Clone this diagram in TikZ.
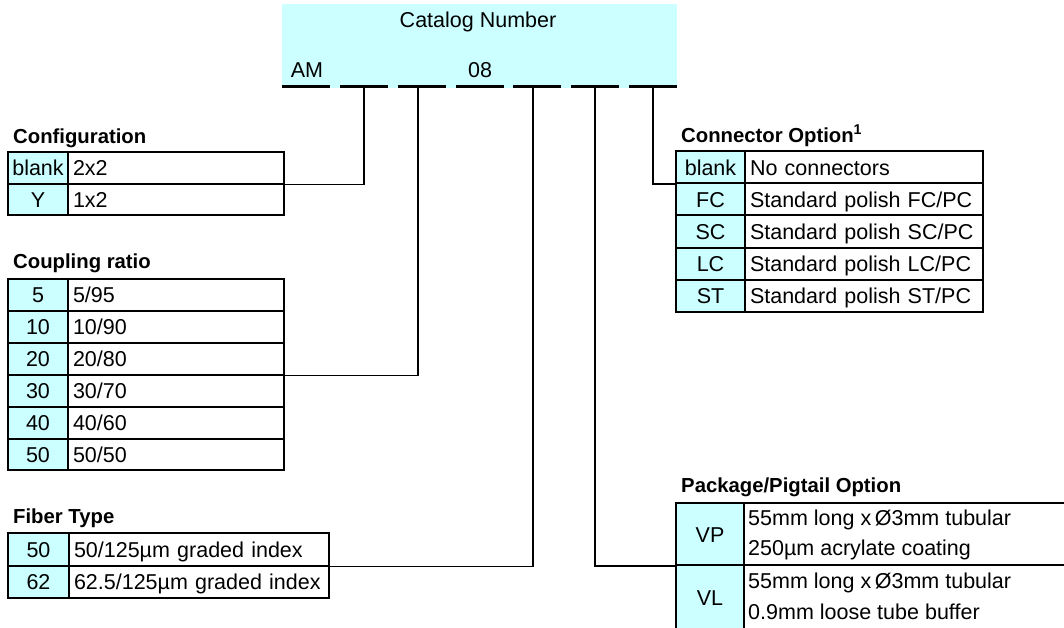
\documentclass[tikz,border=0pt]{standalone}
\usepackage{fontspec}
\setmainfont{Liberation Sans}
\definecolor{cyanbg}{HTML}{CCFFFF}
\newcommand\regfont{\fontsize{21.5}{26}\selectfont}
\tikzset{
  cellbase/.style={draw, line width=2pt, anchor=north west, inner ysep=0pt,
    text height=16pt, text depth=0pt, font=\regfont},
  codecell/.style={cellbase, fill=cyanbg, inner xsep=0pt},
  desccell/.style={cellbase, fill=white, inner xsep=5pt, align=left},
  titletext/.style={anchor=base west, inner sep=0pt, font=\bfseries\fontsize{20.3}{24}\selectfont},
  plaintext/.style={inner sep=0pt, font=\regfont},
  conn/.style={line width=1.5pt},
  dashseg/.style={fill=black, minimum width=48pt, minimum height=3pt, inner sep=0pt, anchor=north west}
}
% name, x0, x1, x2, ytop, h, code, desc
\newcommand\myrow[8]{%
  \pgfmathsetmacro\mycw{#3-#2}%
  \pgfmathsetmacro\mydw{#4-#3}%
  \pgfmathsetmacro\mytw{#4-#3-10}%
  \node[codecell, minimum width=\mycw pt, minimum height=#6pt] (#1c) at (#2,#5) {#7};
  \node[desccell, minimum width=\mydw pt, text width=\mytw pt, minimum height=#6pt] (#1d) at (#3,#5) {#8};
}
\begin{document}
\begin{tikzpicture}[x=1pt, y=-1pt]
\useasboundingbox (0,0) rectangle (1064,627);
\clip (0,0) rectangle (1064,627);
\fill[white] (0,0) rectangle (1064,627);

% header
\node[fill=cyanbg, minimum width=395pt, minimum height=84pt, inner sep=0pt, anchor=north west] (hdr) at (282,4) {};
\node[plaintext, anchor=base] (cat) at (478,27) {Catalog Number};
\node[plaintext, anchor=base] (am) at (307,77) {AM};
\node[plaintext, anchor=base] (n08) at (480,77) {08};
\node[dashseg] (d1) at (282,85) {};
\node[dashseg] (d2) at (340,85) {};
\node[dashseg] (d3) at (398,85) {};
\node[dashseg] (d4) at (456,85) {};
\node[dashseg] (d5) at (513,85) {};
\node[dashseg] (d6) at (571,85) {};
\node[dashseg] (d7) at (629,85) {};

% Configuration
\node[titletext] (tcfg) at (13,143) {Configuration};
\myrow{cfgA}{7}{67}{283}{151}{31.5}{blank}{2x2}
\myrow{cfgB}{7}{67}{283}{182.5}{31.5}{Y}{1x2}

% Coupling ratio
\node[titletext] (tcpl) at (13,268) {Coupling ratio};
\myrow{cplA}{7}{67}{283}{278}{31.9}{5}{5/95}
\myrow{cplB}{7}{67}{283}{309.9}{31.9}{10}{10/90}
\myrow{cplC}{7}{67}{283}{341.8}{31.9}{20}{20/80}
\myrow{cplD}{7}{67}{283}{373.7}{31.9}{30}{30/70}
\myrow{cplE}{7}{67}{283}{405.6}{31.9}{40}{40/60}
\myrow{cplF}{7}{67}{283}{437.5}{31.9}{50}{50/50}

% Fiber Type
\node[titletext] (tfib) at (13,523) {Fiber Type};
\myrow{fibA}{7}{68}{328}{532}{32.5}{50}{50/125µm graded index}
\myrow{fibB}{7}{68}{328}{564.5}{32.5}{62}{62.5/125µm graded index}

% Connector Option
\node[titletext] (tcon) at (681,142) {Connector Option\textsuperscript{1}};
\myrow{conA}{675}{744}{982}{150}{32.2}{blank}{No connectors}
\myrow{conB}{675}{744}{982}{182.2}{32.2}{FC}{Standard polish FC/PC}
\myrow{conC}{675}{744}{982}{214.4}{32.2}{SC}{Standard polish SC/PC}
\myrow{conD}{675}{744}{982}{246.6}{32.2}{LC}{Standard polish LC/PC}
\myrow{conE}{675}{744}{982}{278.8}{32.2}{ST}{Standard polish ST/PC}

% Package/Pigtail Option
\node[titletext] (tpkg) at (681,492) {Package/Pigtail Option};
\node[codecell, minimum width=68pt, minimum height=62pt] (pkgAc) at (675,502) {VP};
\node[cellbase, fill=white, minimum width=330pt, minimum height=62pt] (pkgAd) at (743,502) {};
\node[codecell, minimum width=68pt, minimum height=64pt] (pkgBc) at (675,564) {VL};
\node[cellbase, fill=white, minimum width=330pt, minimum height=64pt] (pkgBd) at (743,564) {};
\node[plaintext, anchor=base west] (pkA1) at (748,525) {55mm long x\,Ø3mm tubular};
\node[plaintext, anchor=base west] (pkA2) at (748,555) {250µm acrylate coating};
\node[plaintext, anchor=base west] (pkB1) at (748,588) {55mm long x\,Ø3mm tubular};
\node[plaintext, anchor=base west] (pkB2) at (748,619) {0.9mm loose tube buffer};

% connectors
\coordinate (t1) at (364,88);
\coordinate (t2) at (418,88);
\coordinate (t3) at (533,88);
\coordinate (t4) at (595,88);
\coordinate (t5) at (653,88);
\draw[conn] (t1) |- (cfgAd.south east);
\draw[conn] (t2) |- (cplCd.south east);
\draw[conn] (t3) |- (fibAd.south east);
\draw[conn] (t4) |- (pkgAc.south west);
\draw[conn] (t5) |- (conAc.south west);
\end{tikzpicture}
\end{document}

══════

AIM OF THE TASK >> Repeat the material above verbatim, with no pictures in the output.

FINAL ANSWER >>
Clone this diagram in TikZ.
\documentclass[tikz,border=0pt]{standalone}
\usepackage{fontspec}
\setmainfont{Liberation Sans}
\definecolor{cyanbg}{HTML}{CCFFFF}
\newcommand\regfont{\fontsize{21.5}{26}\selectfont}
\tikzset{
  cellbase/.style={draw, line width=2pt, anchor=north west, inner ysep=0pt,
    text height=16pt, text depth=0pt, font=\regfont},
  codecell/.style={cellbase, fill=cyanbg, inner xsep=0pt},
  desccell/.style={cellbase, fill=white, inner xsep=5pt, align=left},
  titletext/.style={anchor=base west, inner sep=0pt, font=\bfseries\fontsize{20.3}{24}\selectfont},
  plaintext/.style={inner sep=0pt, font=\regfont},
  conn/.style={line width=1.5pt},
  dashseg/.style={fill=black, minimum width=48pt, minimum height=3pt, inner sep=0pt, anchor=north west}
}
% name, x0, x1, x2, ytop, h, code, desc
\newcommand\myrow[8]{%
  \pgfmathsetmacro\mycw{#3-#2}%
  \pgfmathsetmacro\mydw{#4-#3}%
  \pgfmathsetmacro\mytw{#4-#3-10}%
  \node[codecell, minimum width=\mycw pt, minimum height=#6pt] (#1c) at (#2,#5) {#7};
  \node[desccell, minimum width=\mydw pt, text width=\mytw pt, minimum height=#6pt] (#1d) at (#3,#5) {#8};
}
\begin{document}
\begin{tikzpicture}[x=1pt, y=-1pt]
\useasboundingbox (0,0) rectangle (1064,627);
\clip (0,0) rectangle (1064,627);
\fill[white] (0,0) rectangle (1064,627);

% header
\node[fill=cyanbg, minimum width=395pt, minimum height=84pt, inner sep=0pt, anchor=north west] (hdr) at (282,4) {};
\node[plaintext, anchor=base] (cat) at (478,27) {Catalog Number};
\node[plaintext, anchor=base] (am) at (307,77) {AM};
\node[plaintext, anchor=base] (n08) at (480,77) {08};
\node[dashseg] (d1) at (282,85) {};
\node[dashseg] (d2) at (340,85) {};
\node[dashseg] (d3) at (398,85) {};
\node[dashseg] (d4) at (456,85) {};
\node[dashseg] (d5) at (513,85) {};
\node[dashseg] (d6) at (571,85) {};
\node[dashseg] (d7) at (629,85) {};

% Configuration
\node[titletext] (tcfg) at (13,143) {Configuration};
\myrow{cfgA}{7}{67}{283}{151}{31.5}{blank}{2x2}
\myrow{cfgB}{7}{67}{283}{182.5}{31.5}{Y}{1x2}

% Coupling ratio
\node[titletext] (tcpl) at (13,268) {Coupling ratio};
\myrow{cplA}{7}{67}{283}{278}{31.9}{5}{5/95}
\myrow{cplB}{7}{67}{283}{309.9}{31.9}{10}{10/90}
\myrow{cplC}{7}{67}{283}{341.8}{31.9}{20}{20/80}
\myrow{cplD}{7}{67}{283}{373.7}{31.9}{30}{30/70}
\myrow{cplE}{7}{67}{283}{405.6}{31.9}{40}{40/60}
\myrow{cplF}{7}{67}{283}{437.5}{31.9}{50}{50/50}

% Fiber Type
\node[titletext] (tfib) at (13,523) {Fiber Type};
\myrow{fibA}{7}{68}{328}{532}{32.5}{50}{50/125µm graded index}
\myrow{fibB}{7}{68}{328}{564.5}{32.5}{62}{62.5/125µm graded index}

% Connector Option
\node[titletext] (tcon) at (681,142) {Connector Option\textsuperscript{1}};
\myrow{conA}{675}{744}{982}{150}{32.2}{blank}{No connectors}
\myrow{conB}{675}{744}{982}{182.2}{32.2}{FC}{Standard polish FC/PC}
\myrow{conC}{675}{744}{982}{214.4}{32.2}{SC}{Standard polish SC/PC}
\myrow{conD}{675}{744}{982}{246.6}{32.2}{LC}{Standard polish LC/PC}
\myrow{conE}{675}{744}{982}{278.8}{32.2}{ST}{Standard polish ST/PC}

% Package/Pigtail Option
\node[titletext] (tpkg) at (681,492) {Package/Pigtail Option};
\node[codecell, minimum width=68pt, minimum height=62pt] (pkgAc) at (675,502) {VP};
\node[cellbase, fill=white, minimum width=330pt, minimum height=62pt] (pkgAd) at (743,502) {};
\node[codecell, minimum width=68pt, minimum height=64pt] (pkgBc) at (675,564) {VL};
\node[cellbase, fill=white, minimum width=330pt, minimum height=64pt] (pkgBd) at (743,564) {};
\node[plaintext, anchor=base west] (pkA1) at (748,525) {55mm long x\,Ø3mm tubular};
\node[plaintext, anchor=base west] (pkA2) at (748,555) {250µm acrylate coating};
\node[plaintext, anchor=base west] (pkB1) at (748,588) {55mm long x\,Ø3mm tubular};
\node[plaintext, anchor=base west] (pkB2) at (748,619) {0.9mm loose tube buffer};

% connectors
\coordinate (t1) at (364,88);
\coordinate (t2) at (418,88);
\coordinate (t3) at (533,88);
\coordinate (t4) at (595,88);
\coordinate (t5) at (653,88);
\draw[conn] (t1) |- (cfgAd.south east);
\draw[conn] (t2) |- (cplCd.south east);
\draw[conn] (t3) |- (fibAd.south east);
\draw[conn] (t4) |- (pkgAc.south west);
\draw[conn] (t5) |- (conAc.south west);
\end{tikzpicture}
\end{document}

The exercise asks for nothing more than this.